Frequently asked questions
Do I need to be a U.S. resident to form a U.S. LLC?
No, non-residents can form a U.S. LLC. You do not need a U.S. visa, Social Security Number (SSN), or ITIN to form the LLC itself, although an EIN and potentially an ITIN will be needed for operational and tax purposes.
How long does it take to get an EIN for a Swiss resident?
For non-residents applying by phone or fax, the IRS typically issues an EIN within 7–14 business days. Expedited processing may be available through a Certified Acceptance Agent (CAA).
What is the difference between an LLC and a C-Corp for a Swiss ecommerce owner?
A U.S. LLC offers pass-through taxation, meaning profits and losses are reported on the owner's personal tax return, avoiding double taxation. A C-Corporation is taxed separately, and then dividends distributed to owners are taxed again. For most small to medium-sized ecommerce businesses, an LLC is simpler and more tax-efficient.
Do I need to visit the U.S. to form an LLC or open a bank account?
No, you do not need to visit the U.S. for LLC formation or to open a U.S. bank account. The entire process can be completed remotely with the assistance of services like itin.net.

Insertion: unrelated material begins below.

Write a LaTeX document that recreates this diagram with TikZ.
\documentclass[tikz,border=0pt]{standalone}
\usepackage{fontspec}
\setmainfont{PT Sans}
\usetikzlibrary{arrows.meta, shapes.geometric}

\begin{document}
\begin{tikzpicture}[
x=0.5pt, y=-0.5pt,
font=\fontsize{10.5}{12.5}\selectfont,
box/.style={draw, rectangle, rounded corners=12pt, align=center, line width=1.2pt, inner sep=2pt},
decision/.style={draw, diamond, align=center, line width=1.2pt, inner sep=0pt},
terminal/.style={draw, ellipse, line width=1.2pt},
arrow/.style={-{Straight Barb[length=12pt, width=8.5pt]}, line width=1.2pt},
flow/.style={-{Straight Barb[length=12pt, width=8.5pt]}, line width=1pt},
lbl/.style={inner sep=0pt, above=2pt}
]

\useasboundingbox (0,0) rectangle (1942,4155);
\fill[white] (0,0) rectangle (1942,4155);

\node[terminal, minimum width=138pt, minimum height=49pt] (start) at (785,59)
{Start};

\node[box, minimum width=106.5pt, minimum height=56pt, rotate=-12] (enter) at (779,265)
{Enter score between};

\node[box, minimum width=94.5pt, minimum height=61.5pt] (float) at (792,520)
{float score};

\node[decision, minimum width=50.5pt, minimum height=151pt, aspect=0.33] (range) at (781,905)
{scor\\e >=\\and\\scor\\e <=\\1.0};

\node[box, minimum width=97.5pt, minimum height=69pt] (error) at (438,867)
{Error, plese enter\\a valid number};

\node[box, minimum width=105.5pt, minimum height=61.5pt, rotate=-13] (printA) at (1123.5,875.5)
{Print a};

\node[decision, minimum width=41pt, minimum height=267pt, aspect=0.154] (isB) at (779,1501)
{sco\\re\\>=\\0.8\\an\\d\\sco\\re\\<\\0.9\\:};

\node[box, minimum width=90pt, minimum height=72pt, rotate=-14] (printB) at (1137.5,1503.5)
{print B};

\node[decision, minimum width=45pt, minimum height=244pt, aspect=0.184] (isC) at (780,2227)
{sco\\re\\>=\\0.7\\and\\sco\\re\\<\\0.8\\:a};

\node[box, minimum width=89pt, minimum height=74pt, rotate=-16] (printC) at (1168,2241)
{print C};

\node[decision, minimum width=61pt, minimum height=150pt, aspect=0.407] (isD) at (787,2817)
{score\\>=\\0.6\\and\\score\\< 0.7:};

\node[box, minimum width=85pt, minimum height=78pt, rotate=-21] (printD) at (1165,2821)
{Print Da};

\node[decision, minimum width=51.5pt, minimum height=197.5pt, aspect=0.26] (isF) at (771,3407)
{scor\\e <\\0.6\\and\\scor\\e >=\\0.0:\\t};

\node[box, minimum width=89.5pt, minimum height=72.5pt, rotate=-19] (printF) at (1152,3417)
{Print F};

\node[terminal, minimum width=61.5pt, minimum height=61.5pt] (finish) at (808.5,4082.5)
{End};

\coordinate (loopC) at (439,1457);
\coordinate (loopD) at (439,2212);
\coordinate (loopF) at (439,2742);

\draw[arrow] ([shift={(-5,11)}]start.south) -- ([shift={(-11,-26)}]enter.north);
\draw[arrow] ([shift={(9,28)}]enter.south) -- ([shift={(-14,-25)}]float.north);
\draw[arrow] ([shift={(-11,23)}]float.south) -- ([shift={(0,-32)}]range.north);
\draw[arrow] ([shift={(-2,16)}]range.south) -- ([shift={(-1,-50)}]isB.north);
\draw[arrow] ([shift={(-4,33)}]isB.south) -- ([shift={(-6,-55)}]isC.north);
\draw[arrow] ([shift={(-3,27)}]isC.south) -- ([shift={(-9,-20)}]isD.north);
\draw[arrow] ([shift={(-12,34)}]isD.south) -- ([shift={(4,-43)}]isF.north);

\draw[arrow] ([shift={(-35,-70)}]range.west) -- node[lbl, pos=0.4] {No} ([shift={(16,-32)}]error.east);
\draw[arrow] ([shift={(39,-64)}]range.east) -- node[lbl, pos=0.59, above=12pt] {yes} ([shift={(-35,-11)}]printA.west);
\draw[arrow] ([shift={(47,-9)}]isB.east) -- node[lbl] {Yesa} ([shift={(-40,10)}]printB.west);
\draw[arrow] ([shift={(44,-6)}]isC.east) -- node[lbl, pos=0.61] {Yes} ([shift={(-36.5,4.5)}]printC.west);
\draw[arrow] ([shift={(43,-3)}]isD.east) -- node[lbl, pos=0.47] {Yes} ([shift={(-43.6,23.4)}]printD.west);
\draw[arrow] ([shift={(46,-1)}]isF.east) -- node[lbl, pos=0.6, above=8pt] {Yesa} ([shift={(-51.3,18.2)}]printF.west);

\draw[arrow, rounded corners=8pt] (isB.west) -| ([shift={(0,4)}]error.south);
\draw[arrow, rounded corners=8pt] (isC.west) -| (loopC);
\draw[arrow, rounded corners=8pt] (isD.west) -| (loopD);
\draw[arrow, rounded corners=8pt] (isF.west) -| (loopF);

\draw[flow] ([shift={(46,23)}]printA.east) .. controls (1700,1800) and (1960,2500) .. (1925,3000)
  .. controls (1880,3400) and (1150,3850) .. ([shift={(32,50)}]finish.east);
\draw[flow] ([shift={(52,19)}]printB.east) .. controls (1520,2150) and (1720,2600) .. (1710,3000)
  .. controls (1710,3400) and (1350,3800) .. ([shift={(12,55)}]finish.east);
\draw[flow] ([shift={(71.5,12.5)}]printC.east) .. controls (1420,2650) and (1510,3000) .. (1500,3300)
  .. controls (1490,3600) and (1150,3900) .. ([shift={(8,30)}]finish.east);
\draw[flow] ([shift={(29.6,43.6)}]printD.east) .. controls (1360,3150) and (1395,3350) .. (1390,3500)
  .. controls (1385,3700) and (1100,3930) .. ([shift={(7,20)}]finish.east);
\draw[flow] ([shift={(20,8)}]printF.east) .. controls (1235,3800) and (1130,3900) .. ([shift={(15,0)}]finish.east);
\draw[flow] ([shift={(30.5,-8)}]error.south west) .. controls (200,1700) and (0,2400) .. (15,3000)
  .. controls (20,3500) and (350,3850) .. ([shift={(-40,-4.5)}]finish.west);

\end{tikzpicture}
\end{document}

What are the ongoing compliance requirements for a U.S. LLC owned by a Swiss resident?
Ongoing requirements typically include maintaining a registered agent, filing annual reports with the state of formation (if applicable), and filing U.S. federal tax forms, such as Form 5472, to report income and ownership information.
How does the Switzerland-U.S. tax treaty affect my U.S. LLC?
The U.S.-Switzerland tax treaty aims to prevent double taxation. While it doesn't eliminate U.S. tax obligations for income generated within the U.S. through your LLC, it can provide relief on certain types of income and may affect how U.S. taxes are credited against Swiss taxes. Specific implications depend on the nature and source of your income.